── RECORDS SHOWN ──
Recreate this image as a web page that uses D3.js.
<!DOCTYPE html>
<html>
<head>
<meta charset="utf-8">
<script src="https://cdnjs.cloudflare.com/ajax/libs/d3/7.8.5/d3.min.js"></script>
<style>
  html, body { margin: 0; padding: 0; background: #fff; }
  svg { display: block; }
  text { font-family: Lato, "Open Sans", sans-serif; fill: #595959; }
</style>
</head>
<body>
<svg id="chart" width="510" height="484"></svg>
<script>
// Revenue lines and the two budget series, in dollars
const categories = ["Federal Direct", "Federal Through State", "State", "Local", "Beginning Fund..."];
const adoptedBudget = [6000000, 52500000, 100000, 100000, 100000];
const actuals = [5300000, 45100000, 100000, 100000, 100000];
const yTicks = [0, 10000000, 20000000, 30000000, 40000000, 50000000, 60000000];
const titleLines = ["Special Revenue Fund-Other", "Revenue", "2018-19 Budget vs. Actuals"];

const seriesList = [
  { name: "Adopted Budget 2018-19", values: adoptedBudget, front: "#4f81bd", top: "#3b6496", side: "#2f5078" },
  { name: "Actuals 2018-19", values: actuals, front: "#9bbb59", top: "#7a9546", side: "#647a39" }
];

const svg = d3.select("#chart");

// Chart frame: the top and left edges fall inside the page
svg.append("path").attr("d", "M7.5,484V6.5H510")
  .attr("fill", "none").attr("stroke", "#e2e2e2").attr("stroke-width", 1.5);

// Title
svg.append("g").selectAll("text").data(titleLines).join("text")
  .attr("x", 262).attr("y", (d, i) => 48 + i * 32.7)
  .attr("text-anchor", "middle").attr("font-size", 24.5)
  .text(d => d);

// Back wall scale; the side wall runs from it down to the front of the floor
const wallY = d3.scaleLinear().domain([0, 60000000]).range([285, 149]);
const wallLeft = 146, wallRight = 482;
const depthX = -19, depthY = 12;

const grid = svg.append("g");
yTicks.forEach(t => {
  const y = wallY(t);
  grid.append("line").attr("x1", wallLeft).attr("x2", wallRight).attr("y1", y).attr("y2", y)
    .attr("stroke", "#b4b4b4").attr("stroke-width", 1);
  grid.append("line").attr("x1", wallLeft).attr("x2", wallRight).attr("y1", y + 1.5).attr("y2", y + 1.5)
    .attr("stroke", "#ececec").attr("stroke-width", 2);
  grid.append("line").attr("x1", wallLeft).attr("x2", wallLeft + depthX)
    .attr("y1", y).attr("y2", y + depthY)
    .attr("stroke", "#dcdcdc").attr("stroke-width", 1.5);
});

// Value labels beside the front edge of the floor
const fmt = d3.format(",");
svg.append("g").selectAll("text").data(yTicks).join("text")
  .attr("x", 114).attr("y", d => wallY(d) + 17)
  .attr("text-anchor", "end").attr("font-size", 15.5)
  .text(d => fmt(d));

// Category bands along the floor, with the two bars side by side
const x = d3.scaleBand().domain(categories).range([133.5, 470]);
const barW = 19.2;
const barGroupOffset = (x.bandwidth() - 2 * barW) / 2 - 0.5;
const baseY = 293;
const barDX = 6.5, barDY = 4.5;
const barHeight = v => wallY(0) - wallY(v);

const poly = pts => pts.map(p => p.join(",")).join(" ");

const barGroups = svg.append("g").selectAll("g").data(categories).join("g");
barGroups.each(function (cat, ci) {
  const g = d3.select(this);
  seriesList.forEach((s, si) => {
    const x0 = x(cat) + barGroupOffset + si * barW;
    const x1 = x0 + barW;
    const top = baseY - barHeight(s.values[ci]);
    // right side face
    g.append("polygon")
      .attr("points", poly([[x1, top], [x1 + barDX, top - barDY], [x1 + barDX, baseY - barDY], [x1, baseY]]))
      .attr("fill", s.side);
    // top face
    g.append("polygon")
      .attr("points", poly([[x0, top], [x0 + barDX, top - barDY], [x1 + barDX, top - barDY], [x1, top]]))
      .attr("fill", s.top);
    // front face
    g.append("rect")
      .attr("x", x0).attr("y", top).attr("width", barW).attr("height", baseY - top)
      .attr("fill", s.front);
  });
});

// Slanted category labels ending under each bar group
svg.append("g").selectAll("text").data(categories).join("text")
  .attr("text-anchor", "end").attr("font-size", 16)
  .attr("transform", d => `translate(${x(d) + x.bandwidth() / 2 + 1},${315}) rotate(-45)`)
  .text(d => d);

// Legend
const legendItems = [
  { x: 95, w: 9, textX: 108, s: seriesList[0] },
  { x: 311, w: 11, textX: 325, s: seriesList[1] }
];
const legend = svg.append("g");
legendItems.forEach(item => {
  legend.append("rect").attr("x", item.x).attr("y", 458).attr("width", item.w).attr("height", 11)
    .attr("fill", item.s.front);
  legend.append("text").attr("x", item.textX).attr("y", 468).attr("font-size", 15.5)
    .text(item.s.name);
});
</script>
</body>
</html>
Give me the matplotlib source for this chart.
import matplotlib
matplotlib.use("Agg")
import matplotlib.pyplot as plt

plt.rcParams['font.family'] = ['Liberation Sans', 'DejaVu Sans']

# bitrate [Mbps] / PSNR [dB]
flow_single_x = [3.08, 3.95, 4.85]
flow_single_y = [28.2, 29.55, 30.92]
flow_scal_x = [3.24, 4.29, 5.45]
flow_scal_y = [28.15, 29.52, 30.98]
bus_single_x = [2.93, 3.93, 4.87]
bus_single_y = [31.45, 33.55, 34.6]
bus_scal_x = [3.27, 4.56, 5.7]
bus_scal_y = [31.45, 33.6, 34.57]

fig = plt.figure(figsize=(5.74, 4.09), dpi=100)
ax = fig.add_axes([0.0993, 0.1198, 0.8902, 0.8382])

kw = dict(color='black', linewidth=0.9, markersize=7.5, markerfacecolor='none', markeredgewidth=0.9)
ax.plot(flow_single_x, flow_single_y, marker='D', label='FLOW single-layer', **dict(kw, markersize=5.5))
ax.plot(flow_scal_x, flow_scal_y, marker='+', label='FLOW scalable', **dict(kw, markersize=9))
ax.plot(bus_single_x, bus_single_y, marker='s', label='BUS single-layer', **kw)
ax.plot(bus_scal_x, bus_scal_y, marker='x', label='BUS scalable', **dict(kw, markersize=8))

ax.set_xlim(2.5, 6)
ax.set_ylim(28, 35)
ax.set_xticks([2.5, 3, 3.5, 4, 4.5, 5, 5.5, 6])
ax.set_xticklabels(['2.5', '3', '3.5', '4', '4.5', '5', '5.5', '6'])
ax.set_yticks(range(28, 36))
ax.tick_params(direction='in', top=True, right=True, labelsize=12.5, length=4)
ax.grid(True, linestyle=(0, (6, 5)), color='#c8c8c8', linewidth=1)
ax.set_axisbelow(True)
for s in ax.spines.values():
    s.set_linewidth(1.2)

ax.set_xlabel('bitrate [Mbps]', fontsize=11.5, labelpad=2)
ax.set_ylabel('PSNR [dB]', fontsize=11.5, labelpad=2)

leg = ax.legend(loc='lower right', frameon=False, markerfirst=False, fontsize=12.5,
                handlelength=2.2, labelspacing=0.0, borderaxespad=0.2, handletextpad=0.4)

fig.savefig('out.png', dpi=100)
───
── RECORDS SHOWN ──
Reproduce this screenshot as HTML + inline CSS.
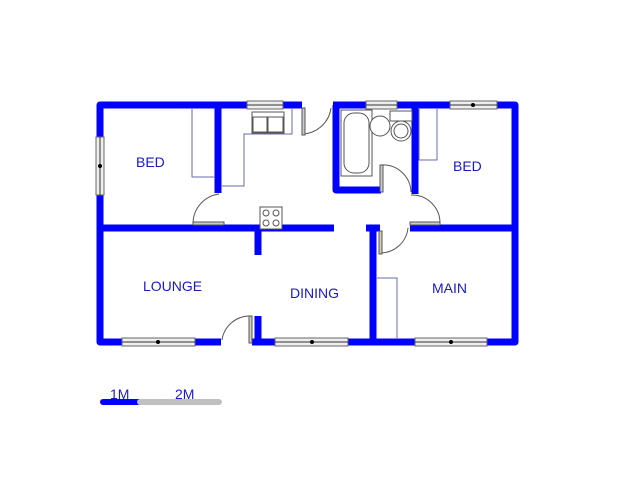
───
── RECORDS SHOWN ──
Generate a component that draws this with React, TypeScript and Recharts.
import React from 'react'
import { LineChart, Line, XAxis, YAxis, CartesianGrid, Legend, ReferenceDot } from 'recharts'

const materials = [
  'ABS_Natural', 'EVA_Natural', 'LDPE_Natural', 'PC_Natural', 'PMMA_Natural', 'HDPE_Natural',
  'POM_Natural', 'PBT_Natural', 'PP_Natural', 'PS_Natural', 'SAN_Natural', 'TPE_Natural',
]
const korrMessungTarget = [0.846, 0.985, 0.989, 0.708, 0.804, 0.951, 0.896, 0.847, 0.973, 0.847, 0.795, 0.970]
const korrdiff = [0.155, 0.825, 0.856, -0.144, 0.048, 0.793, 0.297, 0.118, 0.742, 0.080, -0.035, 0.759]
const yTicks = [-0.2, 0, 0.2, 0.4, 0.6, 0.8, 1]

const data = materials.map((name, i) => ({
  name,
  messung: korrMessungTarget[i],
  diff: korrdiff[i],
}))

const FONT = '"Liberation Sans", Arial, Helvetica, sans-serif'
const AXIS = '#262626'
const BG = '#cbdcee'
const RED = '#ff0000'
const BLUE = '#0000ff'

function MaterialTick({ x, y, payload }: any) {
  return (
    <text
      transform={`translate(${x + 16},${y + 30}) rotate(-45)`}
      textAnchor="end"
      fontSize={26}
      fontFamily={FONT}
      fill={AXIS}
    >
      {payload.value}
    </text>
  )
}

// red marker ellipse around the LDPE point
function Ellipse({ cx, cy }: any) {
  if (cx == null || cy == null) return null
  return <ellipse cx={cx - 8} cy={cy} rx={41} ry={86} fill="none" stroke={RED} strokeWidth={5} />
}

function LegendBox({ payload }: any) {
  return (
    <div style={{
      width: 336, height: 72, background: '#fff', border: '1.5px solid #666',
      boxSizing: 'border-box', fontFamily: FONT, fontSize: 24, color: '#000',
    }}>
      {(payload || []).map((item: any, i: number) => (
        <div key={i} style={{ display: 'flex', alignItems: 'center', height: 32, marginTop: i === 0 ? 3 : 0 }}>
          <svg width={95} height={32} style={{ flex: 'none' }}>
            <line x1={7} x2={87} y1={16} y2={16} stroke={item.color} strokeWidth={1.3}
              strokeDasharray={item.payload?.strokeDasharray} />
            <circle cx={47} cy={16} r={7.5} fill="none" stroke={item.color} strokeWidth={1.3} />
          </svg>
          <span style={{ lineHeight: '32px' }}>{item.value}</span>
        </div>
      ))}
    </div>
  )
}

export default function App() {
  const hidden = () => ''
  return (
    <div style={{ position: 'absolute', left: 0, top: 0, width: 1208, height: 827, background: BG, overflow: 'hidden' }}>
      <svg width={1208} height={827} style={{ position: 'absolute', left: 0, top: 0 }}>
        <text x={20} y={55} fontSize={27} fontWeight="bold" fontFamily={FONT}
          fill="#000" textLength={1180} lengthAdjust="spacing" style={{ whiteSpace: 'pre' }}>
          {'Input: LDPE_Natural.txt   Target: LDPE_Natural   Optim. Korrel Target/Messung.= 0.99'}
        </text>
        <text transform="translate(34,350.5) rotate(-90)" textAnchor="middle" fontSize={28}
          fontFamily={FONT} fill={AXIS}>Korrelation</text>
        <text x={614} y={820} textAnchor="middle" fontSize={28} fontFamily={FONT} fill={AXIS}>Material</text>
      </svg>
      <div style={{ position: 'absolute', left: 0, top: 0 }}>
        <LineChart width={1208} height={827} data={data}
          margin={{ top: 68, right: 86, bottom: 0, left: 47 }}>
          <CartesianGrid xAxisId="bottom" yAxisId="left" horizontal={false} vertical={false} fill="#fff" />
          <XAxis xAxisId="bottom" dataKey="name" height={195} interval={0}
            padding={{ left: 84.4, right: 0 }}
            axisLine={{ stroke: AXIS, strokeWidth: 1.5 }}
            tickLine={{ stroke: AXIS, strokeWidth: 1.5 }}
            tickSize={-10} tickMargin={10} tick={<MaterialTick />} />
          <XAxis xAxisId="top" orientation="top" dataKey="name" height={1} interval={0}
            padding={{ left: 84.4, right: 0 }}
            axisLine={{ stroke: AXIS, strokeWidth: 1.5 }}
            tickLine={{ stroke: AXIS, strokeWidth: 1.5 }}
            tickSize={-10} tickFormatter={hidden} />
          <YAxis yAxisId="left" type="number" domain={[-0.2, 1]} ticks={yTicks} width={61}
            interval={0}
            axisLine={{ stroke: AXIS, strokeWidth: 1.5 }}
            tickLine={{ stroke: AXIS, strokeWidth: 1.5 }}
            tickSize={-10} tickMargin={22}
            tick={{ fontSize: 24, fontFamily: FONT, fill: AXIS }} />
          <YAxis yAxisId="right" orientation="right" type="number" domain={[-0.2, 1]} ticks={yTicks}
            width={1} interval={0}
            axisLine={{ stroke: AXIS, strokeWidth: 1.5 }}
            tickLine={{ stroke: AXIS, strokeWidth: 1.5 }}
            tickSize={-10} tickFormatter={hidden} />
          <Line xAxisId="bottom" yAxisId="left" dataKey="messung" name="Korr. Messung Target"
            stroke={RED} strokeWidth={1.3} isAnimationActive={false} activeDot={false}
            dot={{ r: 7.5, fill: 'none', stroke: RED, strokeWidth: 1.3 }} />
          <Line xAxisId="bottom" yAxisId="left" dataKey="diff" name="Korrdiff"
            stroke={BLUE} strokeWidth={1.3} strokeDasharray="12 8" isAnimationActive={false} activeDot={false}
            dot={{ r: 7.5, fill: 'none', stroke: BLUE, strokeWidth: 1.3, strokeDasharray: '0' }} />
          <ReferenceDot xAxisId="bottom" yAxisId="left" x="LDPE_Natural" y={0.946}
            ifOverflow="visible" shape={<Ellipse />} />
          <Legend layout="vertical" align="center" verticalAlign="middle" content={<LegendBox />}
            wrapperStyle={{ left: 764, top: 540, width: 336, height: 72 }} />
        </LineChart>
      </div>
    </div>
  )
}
───
▸ **WHAT YOU SHOULD DO**
Write down exactly the span of lines above from the one containing "Recreate this image" to the one containing "const depthX = -19, depthY = 12;", both ends included.

▸ **SOLUTION FOR THIS EXERCISE**
Recreate this image as a web page that uses D3.js.
<!DOCTYPE html>
<html>
<head>
<meta charset="utf-8">
<script src="https://cdnjs.cloudflare.com/ajax/libs/d3/7.8.5/d3.min.js"></script>
<style>
  html, body { margin: 0; padding: 0; background: #fff; }
  svg { display: block; }
  text { font-family: Lato, "Open Sans", sans-serif; fill: #595959; }
</style>
</head>
<body>
<svg id="chart" width="510" height="484"></svg>
<script>
// Revenue lines and the two budget series, in dollars
const categories = ["Federal Direct", "Federal Through State", "State", "Local", "Beginning Fund..."];
const adoptedBudget = [6000000, 52500000, 100000, 100000, 100000];
const actuals = [5300000, 45100000, 100000, 100000, 100000];
const yTicks = [0, 10000000, 20000000, 30000000, 40000000, 50000000, 60000000];
const titleLines = ["Special Revenue Fund-Other", "Revenue", "2018-19 Budget vs. Actuals"];

const seriesList = [
  { name: "Adopted Budget 2018-19", values: adoptedBudget, front: "#4f81bd", top: "#3b6496", side: "#2f5078" },
  { name: "Actuals 2018-19", values: actuals, front: "#9bbb59", top: "#7a9546", side: "#647a39" }
];

const svg = d3.select("#chart");

// Chart frame: the top and left edges fall inside the page
svg.append("path").attr("d", "M7.5,484V6.5H510")
  .attr("fill", "none").attr("stroke", "#e2e2e2").attr("stroke-width", 1.5);

// Title
svg.append("g").selectAll("text").data(titleLines).join("text")
  .attr("x", 262).attr("y", (d, i) => 48 + i * 32.7)
  .attr("text-anchor", "middle").attr("font-size", 24.5)
  .text(d => d);

// Back wall scale; the side wall runs from it down to the front of the floor
const wallY = d3.scaleLinear().domain([0, 60000000]).range([285, 149]);
const wallLeft = 146, wallRight = 482;
const depthX = -19, depthY = 12;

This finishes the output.